Today our friends over at VLSI Research released two thought-provoking commentaries on the evolution of the foundry industry.
The first is a video featuring GLOBALFOUNDRIES CEO Ajit Manocha being interviewed by G. Dan Hutcheson, VLSI’s chairman and CEO. In the video, which can be viewed on the weSRCH.com web site, these two industry veterans discuss the challenges facing the semiconductor industry and why a new foundry model is needed to enable continued innovation.
Today VLSI also released a new white paper by Hutcheson that delves into the historical development of the semiconductor foundry business model, how things went wrong in the 2000s, and why a new model of foundry partnership is needed—precisely the “Foundry 2.0” model that Manocha has called for since taking the helm at GF. The white paper can be downloaded here (registration required).
After discussing the inception of the industry in the 1980s, Hutcheson reviews some of the key infrastructural shifts in the early 1990s that led to the rapid growth of the foundry segment—the most important of which was the rising cost of leading-edge semiconductor fabs. “The foundry movement hit high gear in the early nineties, when the cost of a fab was just passing the one-billion dollar mark,” Hutcheson writes. “The cost of a fab was roughly rising at about half the rate of Moore’s Law, or a doubling every two nodes. Moreover, it was not just the cost of building a new fab, because existing ones had to be upgraded every node for a chip maker to stay in the game. The incremental cost of keeping a fab up-to-date was a growing capital burden, which became another big barrier to entry.”
But just as the foundry industry was beginning to hit its stride, the fast-moving semiconductor marketplace continued to evolve. “By 2000, the foundry business model had moved from an idea for companies who could not afford fabs to being front and center in the mainstream of manufacturing,” Hutcheson writes. “Many had come to believe the foundry was the future of manufacturing. But the nature of the business was changing as storm clouds formed on the horizon. These storm clouds grew darker as conflicting market and technology pressures were forcing change.” Hutcheson reviews these market and technology pressures, which include rising competition, increasing emphasis on cost, and the daunting challenges presented by new wafer sizes, transistors, and materials. All of these factors led to an erosion of trust between foundries and their customers and opened the door for some to speculate that the foundry model might be dead.

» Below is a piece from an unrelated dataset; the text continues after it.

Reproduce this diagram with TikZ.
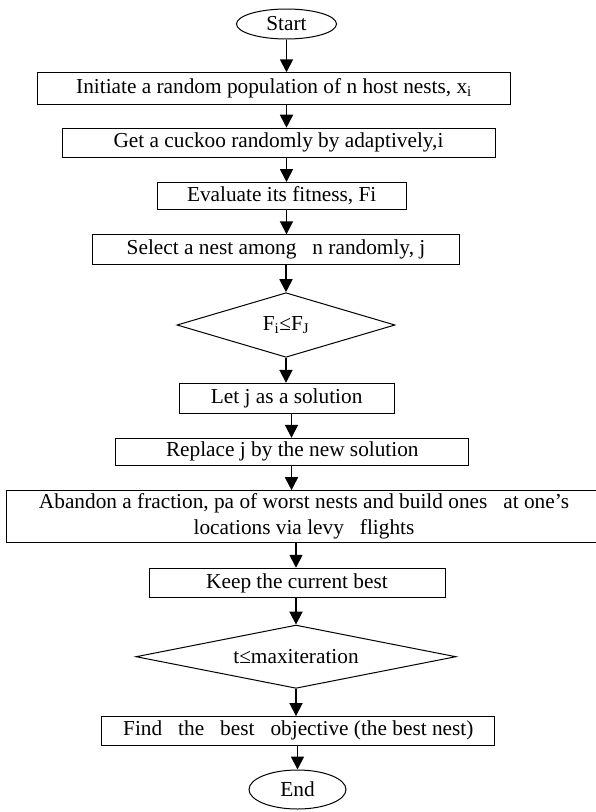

To solve these problems, Hutcheson calls for a new working relationship that melds the seamless collaboration of an IDM with the flexibility of the fabless-foundry model. This “collaborative device manufacturing” approach must be structured to collaborate seamlessly, allowing the fabless company to innovate on the foundry’s platform as an extension of its own strategy starting early in a new process node’s development. “GF, to a great extent, was perfectly positioned to address the emerging need for a new foundry model,” Hutcheson writes. “Its roots were as an IDM, having spun out from AMD in 2009. Having acquired Chartered, it also gained deep roots in the foundry 1.0 model, allowing it to bridge both worlds. Its CEO, Ajit Manocha, deeply understood the issues. . . . So it was no surprise that Manocha would be the first foundry CEO to address the issue, spelling out a new model he called Foundry 2.0.”
Readers of this blog will be no stranger to the Foundry 2.0 concept, but Hutcheson brings a fresh interpretation as he describes the intricacies of the new business model and puts Foundry 2.0 in its proper historical context.